The authorities have used different recourses of digital aggression, such as bullying, threats, identity theft and attempts at hacking, against Yoani Sánchez, Iris Mariño, Lien Estrada, Rafael Almanza, Vladimir Turro and Henry Constantín. Yoani Sánchez has also received harassment on the telephone.
Roberto de Jesús Quiñones Haces was prohibited from leaving his hometown and Yoe Súarez and Ricardo Fernández Izaguierre have been "deported" from the places where they were working and sent to their homes.
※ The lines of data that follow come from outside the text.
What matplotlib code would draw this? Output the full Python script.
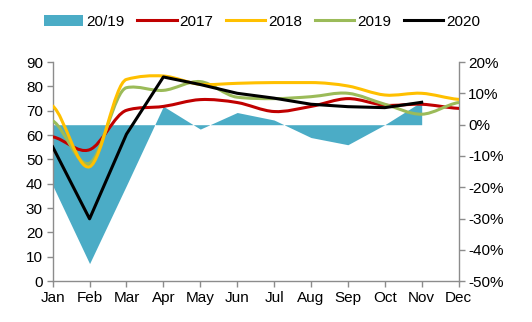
import numpy as np
import matplotlib
matplotlib.use("Agg")
import matplotlib.pyplot as plt
from matplotlib.path import Path
from matplotlib.patches import PathPatch, Patch
from matplotlib.lines import Line2D
from matplotlib.ticker import FuncFormatter

plt.rcParams['font.family'] = ['Liberation Sans', 'DejaVu Sans']

# Donnees
mois = ["Jan", "Feb", "Mar", "Apr", "May", "Jun", "Jul", "Aug", "Sep", "Oct", "Nov", "Dec"]
v2017 = [59.3, 54.0, 70.2, 71.8, 74.6, 73.4, 69.7, 71.8, 75.0, 72.3, 72.7, 71.0]
v2018 = [72.0, 47.0, 82.9, 84.3, 80.9, 81.3, 81.6, 81.6, 80.2, 76.5, 77.2, 74.7]
v2019 = [65.9, 48.5, 79.5, 78.4, 82.0, 75.6, 75.0, 75.8, 77.2, 72.7, 68.6, 73.4]
v2020 = [55.2, 25.6, 60.4, 83.9, 80.8, 77.2, 75.2, 72.7, 71.7, 71.3, 73.5]
var_20_19 = [-19.4, -44.4, -19.4, 5.9, -1.4, 3.9, 1.5, -4.1, -6.4, 0.0, 7.4]  # en %

c_area = "#4BACC6"
c_2017 = "#C00000"
c_2018 = "#FFC000"
c_2019 = "#9BBB59"
c_2020 = "#000000"
gris = "#8C8C8C"


# Courbe lissee (Bezier), tangentes limitees pour eviter les depassements
def courbe_lisse(ax, y, color, lw=2.2):
    y = np.asarray(y, dtype=float)
    n = len(y)
    t = np.zeros(n)
    for i in range(n):
        a = y[i - 1] if i > 0 else y[i]
        b = y[i + 1] if i < n - 1 else y[i]
        t[i] = (b - a) / 2.0
        lim = []
        if i > 0:
            lim.append(abs(y[i] - y[i - 1]))
        if i < n - 1:
            lim.append(abs(y[i + 1] - y[i]))
        m = min(lim)
        if abs(t[i]) / 3.0 > m:
            t[i] = np.sign(t[i]) * 3.0 * m
    verts = [(0, y[0])]
    codes = [Path.MOVETO]
    for i in range(n - 1):
        verts += [(i + 1 / 3, y[i] + t[i] / 3), (i + 2 / 3, y[i + 1] - t[i + 1] / 3), (i + 1, y[i + 1])]
        codes += [Path.CURVE4] * 3
    ax.add_patch(PathPatch(Path(verts, codes), fill=False, edgecolor=color,
                           lw=lw, capstyle='round', joinstyle='round', zorder=3))


fig = plt.figure(figsize=(5.32, 3.22), dpi=100)
ax = fig.add_axes([0.099, 0.127, 0.763, 0.68])
ax2 = ax.twinx()

# Aire 20/19 sur l'axe de droite
x_area = np.arange(len(var_20_19))
ax2.fill_between(x_area, 0, var_20_19, color=c_area, lw=0)
ax2.set_ylim(-50, 20)
ax2.set_yticks(np.arange(-50, 21, 10))
ax2.yaxis.set_major_formatter(FuncFormatter(lambda v, p: "%d%%" % v))

# Courbes sur l'axe de gauche
ax.set_zorder(ax2.get_zorder() + 1)
ax.patch.set_visible(False)
courbe_lisse(ax, v2017, c_2017)
courbe_lisse(ax, v2019, c_2019)
courbe_lisse(ax, v2018, c_2018)
ax.plot(np.arange(len(v2020)), v2020, color=c_2020, lw=2.2, zorder=4)

ax.set_xlim(0, 11)
ax.set_ylim(0, 90)
ax.set_yticks(np.arange(0, 91, 10))
ax.set_xticks(np.arange(12))
ax.set_xticklabels(mois)

for a in (ax, ax2):
    a.spines['top'].set_visible(False)
    for s in ('left', 'right', 'bottom'):
        a.spines[s].set_color(gris)
        a.spines[s].set_linewidth(1.0)
    a.tick_params(colors=gris, labelcolor='black', labelsize=11, length=4, width=1.0, pad=3)
ax.spines['right'].set_visible(False)
ax2.spines['left'].set_visible(False)
ax2.spines['bottom'].set_visible(False)

# Legende en haut
handles = [Patch(facecolor=c_area, edgecolor='none'),
           Line2D([], [], color=c_2017, lw=2.2),
           Line2D([], [], color=c_2018, lw=2.2),
           Line2D([], [], color=c_2019, lw=2.2),
           Line2D([], [], color=c_2020, lw=2.2)]
labels = ["20/19", "2017", "2018", "2019", "2020"]
fig.legend(handles, labels, loc='center', bbox_to_anchor=(0.4925, 0.932), ncol=5,
           frameon=False, fontsize=11, handlelength=2.6, handleheight=0.75,
           handletextpad=0.2, columnspacing=0.8, borderpad=0.2)

fig.savefig("out.png", dpi=100)
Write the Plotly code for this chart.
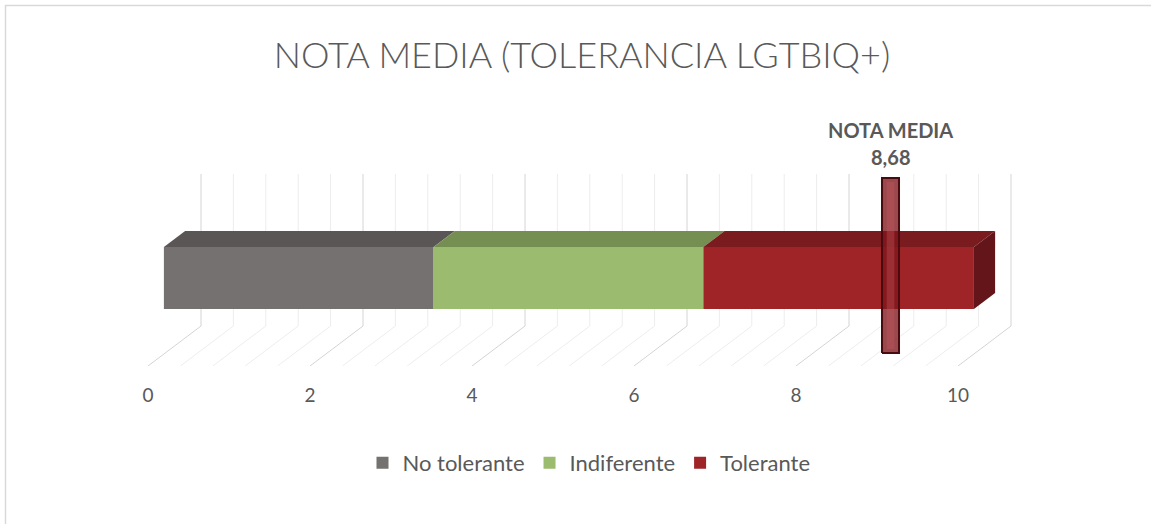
import plotly.graph_objects as go

# ---------------- data ----------------
categories = ["No tolerante", "Indiferente", "Tolerante"]
values = [3.33, 3.33, 3.34]
nota_media = 8.68
tick_vals = [0, 2, 4, 6, 8, 10]
tick_text = ["0", "2", "4", "6", "8", "10"]
axis_max = 10

# ---------------- style / layout constants ----------------
face_colors = ["#767171", "#9BBB6F", "#9E2428"]
top_colors = ["#5B5656", "#758F52", "#7A1C1F"]
side_color = "#63151A"
text_color = "#595959"

W, H = 1151, 524
PX = 81.0          # pixels per value unit
X0 = 148           # screen x of value 0 on the floor front edge
FLOOR_Y = 366      # screen y of floor front edge
DX, DY = 53, 40    # oblique offset of full depth (px)
WALL_H = 152       # back wall height (px)
Z_FRONT, Z_BACK = 0.30, 0.70   # bar depth span
H_BOT, H_TOP = 45, 107         # bar height span above floor
Z_MARK = 0.744
MARK_HALF = 8.5 / PX
MARK_V0, MARK_V1 = 13, 188


def proj(x, z, h):
    """oblique projection -> (axis x, axis y)"""
    return x + DX * z / PX, DY * z + h


fig = go.Figure()

# ---------------- back wall & floor grid (as shapes below traces) ----------------
n_minor = int(round(axis_max / 0.4))
for i in range(n_minor + 1):
    g = i * 0.4
    is_major = abs(g / 2 - round(g / 2)) < 1e-6
    col = "#D4D4D4" if is_major else "#EDEDED"
    (u1, v1), (u2, v2), (u3, v3) = proj(g, 1, WALL_H), proj(g, 1, 0), proj(g, 0, 0)
    path = f"M{u1},{v1} L{u2},{v2} L{u3},{v3}"
    fig.add_shape(type="path", path=path, xref="x", yref="y",
                  line=dict(color=col, width=1), layer="below")

# ---------------- bars ----------------
starts = []
acc = 0
for v in values:
    starts.append(acc)
    acc += v

off_front = DX * Z_FRONT / PX
vf0 = DY * Z_FRONT + H_BOT
vf1 = DY * Z_FRONT + H_TOP
for cat, val, s, fc in zip(categories, values, starts, face_colors):
    fig.add_trace(go.Bar(
        y=[(vf0 + vf1) / 2], x=[val], base=[s + off_front],
        width=vf1 - vf0, orientation="h", name=cat,
        marker=dict(color=fc, line=dict(width=0)),
        hoverinfo="skip"))

# top faces
for val, s, tc in zip(values, starts, top_colors):
    e = s + val
    pts = [proj(s, Z_FRONT, H_TOP), proj(e, Z_FRONT, H_TOP),
           proj(e, Z_BACK, H_TOP), proj(s, Z_BACK, H_TOP), proj(s, Z_FRONT, H_TOP)]
    fig.add_trace(go.Scatter(x=[p[0] for p in pts], y=[p[1] for p in pts],
                             fill="toself", fillcolor=tc, mode="lines",
                             line=dict(width=0, color=tc),
                             showlegend=False, hoverinfo="skip"))

# right side face of last segment
end = starts[-1] + values[-1]
pts = [proj(end, Z_FRONT, H_BOT), proj(end, Z_BACK, H_BOT),
       proj(end, Z_BACK, H_TOP), proj(end, Z_FRONT, H_TOP), proj(end, Z_FRONT, H_BOT)]
fig.add_trace(go.Scatter(x=[p[0] for p in pts], y=[p[1] for p in pts],
                         fill="toself", fillcolor=side_color, mode="lines",
                         line=dict(width=0, color=side_color),
                         showlegend=False, hoverinfo="skip"))

# ---------------- nota media marker ----------------
mu, _ = proj(nota_media, Z_MARK, 0)
mx = [mu - MARK_HALF, mu + MARK_HALF, mu + MARK_HALF, mu - MARK_HALF, mu - MARK_HALF]
my = [MARK_V0, MARK_V0, MARK_V1, MARK_V1, MARK_V0]
fig.add_trace(go.Scatter(x=mx, y=my, fill="toself",
                         fillcolor="rgba(125,22,28,0.78)", mode="lines",
                         line=dict(width=2, color="#4A0B0E"),
                         showlegend=False, hoverinfo="skip"))
inner = MARK_HALF * 0.45
fig.add_trace(go.Scatter(x=[mu - inner, mu + inner, mu + inner, mu - inner, mu - inner],
                         y=[MARK_V0 + 4, MARK_V0 + 4, MARK_V1 - 4, MARK_V1 - 4, MARK_V0 + 4],
                         fill="toself", fillcolor="rgba(200,90,95,0.35)", mode="lines",
                         line=dict(width=0), showlegend=False, hoverinfo="skip"))

nota_txt = f"{nota_media:.2f}".replace(".", ",")
fig.add_annotation(x=mu, y=FLOOR_Y - 130, text="<b>NOTA MEDIA</b>", showarrow=False,
                   font=dict(family="Lato", size=20, color=text_color),
                   xanchor="center", yanchor="middle")
fig.add_annotation(x=mu, y=FLOOR_Y - 157, text=f"<b>{nota_txt}</b>", showarrow=False,
                   font=dict(family="Lato", size=20, color=text_color),
                   xanchor="center", yanchor="middle")

# ---------------- layout ----------------
fig.update_layout(
    width=W, height=H,
    margin=dict(l=0, r=0, t=0, b=0),
    paper_bgcolor="white", plot_bgcolor="white",
    barmode="overlay",
    title=dict(text="NOTA MEDIA (TOLERANCIA LGTBIQ+)", x=582 / W, xanchor="center",
               y=1 - 55 / H, yanchor="middle",
               font=dict(family="Lato", size=36, color=text_color, weight=300)),
    xaxis=dict(range=[-X0 / PX, (W - X0) / PX], showgrid=False, zeroline=False,
               showline=False, tickvals=tick_vals, ticktext=tick_text,
               ticks="outside", ticklen=12, tickcolor="rgba(0,0,0,0)",
               tickfont=dict(family="Lato", size=19, color=text_color),
               fixedrange=True),
    yaxis=dict(range=[0, FLOOR_Y], domain=[1 - FLOOR_Y / H, 1], visible=False,
               fixedrange=True),
    legend=dict(orientation="h", x=589 / W, xanchor="center", y=1 - 463 / H,
                yanchor="middle", traceorder="normal",
                font=dict(family="Lato", size=22, color=text_color)),
    showlegend=True,
)

fig.add_shape(type="rect", xref="paper", yref="paper",
              x0=5.5 / W, y0=-0.05, x1=1.05, y1=1 - 5.5 / H,
              line=dict(color="#D9D9D9", width=1.5), layer="above")

fig.write_html("out.html", config={"displayModeBar": False},
               post_script="document.body.style.margin='0';")
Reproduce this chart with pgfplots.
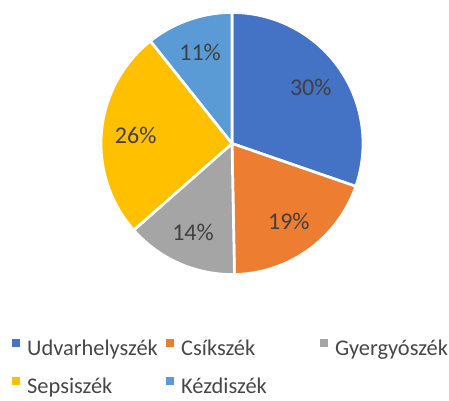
\documentclass[border=0pt]{standalone}
\usepackage{fontspec}
\setmainfont{Carlito}
\usepackage{pgfplots}
\pgfplotsset{compat=1.18}
\definecolor{cudv}{HTML}{4472C4}
\definecolor{ccsik}{HTML}{ED7D31}
\definecolor{cgyer}{HTML}{A5A5A5}
\definecolor{csepsi}{HTML}{FFC000}
\definecolor{ckezdi}{HTML}{5B9BD5}
\definecolor{labeltext}{HTML}{404040}
\definecolor{legendtext}{HTML}{474747}

% shares in percent, clockwise from 12 o'clock
\def\vA{30.3}% Udvarhelyszek
\def\vB{19.4}% Csikszek
\def\vC{13.8}% Gyergyoszek
\def\vD{25.8}% Sepsiszek
\def\vE{10.7}% Kezdiszek

\tikzset{
 wedge/.style={fill=#1,draw=white,line width=2.7bp},
 lbl/.style={font=\fontsize{24bp}{28bp}\selectfont,text=labeltext}}

\begin{document}
\begin{tikzpicture}
\pgfmathsetmacro\aA{90}
\pgfmathsetmacro\aB{\aA-3.6*\vA}
\pgfmathsetmacro\aC{\aB-3.6*\vB}
\pgfmathsetmacro\aD{\aC-3.6*\vC}
\pgfmathsetmacro\aE{\aD-3.6*\vD}
\pgfmathsetmacro\aF{\aE-3.6*\vE}
\begin{axis}[
 at={(232bp,257.5bp)},anchor=center,
 scale only axis,width=262bp,height=262bp,
 xmin=-1,xmax=1,ymin=-1,ymax=1,
 hide axis,clip=false,samples=90,
 legend image code/.code={\fill[#1,draw=none] (0bp,2.5bp) rectangle (8bp,10.5bp);},
 legend columns=3,legend cell align=left,
 legend style={at={(axis description cs:-0.3397,-0.2440)},anchor=north west,
  draw=none,fill=none,inner sep=0pt,row sep=19bp,
  font=\fontsize{22.4bp}{26bp}\selectfont,text=legendtext,
  nodes={inner sep=0pt,text height=15bp,text depth=3bp},
  /tikz/every odd column/.style={column sep=7bp},
  /tikz/every even column/.style={column sep=0pt}}]
\addplot[wedge=cudv,domain=\aB:\aA] ({cos(x)},{sin(x)}) -- (0,0) -- cycle;
\addplot[wedge=ccsik,domain=\aC:\aB] ({cos(x)},{sin(x)}) -- (0,0) -- cycle;
\addplot[wedge=cgyer,domain=\aD:\aC] ({cos(x)},{sin(x)}) -- (0,0) -- cycle;
\addplot[wedge=csepsi,domain=\aE:\aD] ({cos(x)},{sin(x)}) -- (0,0) -- cycle;
\addplot[wedge=ckezdi,domain=\aF:\aE] ({cos(x)},{sin(x)}) -- (0,0) -- cycle;
\node[lbl] at (axis cs:{0.738*cos((\aA+\aB)/2)},{0.738*sin((\aA+\aB)/2)}) {30\%};
\node[lbl] at (axis cs:{0.738*cos((\aB+\aC)/2)},{0.738*sin((\aB+\aC)/2)}) {19\%};
\node[lbl] at (axis cs:{0.738*cos((\aC+\aD)/2)},{0.738*sin((\aC+\aD)/2)}) {14\%};
\node[lbl] at (axis cs:{0.738*cos((\aD+\aE)/2)},{0.738*sin((\aD+\aE)/2)}) {26\%};
\node[lbl] at (axis cs:{0.738*cos((\aE+\aF)/2)},{0.738*sin((\aE+\aF)/2)}) {11\%};
\legend{\makebox[139bp][l]{Udvarhelyszék},\makebox[139bp][l]{Csíkszék},Gyergyószék,\makebox[139bp][l]{Sepsiszék},\makebox[139bp][l]{Kézdiszék}}
\end{axis}
\pgfresetboundingbox
\path[use as bounding box] (0,0) rectangle (449bp,401bp);
\end{tikzpicture}
\end{document}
Sandra Haces, Henry Constantín, Yuner Gutiérrez and Ariel Maceo were prohibited having access to areas where news events take place.
News sources and some readers of Ricardo Suárez and Henry Constantín have suffered exhaustive inspections of their equipment at airports.
Inalkis Rodríguez Lora, Yoe Súarez and Henry Constantín have suffered exhaustive inspections of their equipment at airports.
Jesús Jank Curbelo and Henry Constantín have received warnings.
The regime has prohibited from leaving the country Adrián del Sol, Iris Mariño, Sol García Basulto, Inalkis Rodríguez Lora, Isel Arango, Roberto de Jesús Quiñones Haces, Manuel Alejandro León, Osmel Ramírez, la diseñadora Rosalia Viñas, the webmaster Javier Valdés, Henry Constantín, Julio César Álvarez, Saimi Reyes, Ernesto Guerra, Eileen Sosin, Ailyn Martin, Marta Liset Sánchez and José Antonio Fornaris.
In addition, forbidden to enter the country was American journalist Michael Lavers, and Claudia Ordoñez of the Article 19 organization was forced to leave the country.
Websites 14ymedio, Cubanet, Diario de Cuba, Martinoticias, El Estornudo, El Toque, ADN Cuba and Cuba te Cuenta have been blocked. The websites of the IAPA, Gabo Foundation, Amnesty International, Change.org and more than 20 others continue to be blocked.
Facebook is the most widespread and most difficult to control by the authorities, however some independent news media continue to encounter obstacles when enters through the pages of companies that are located in the country.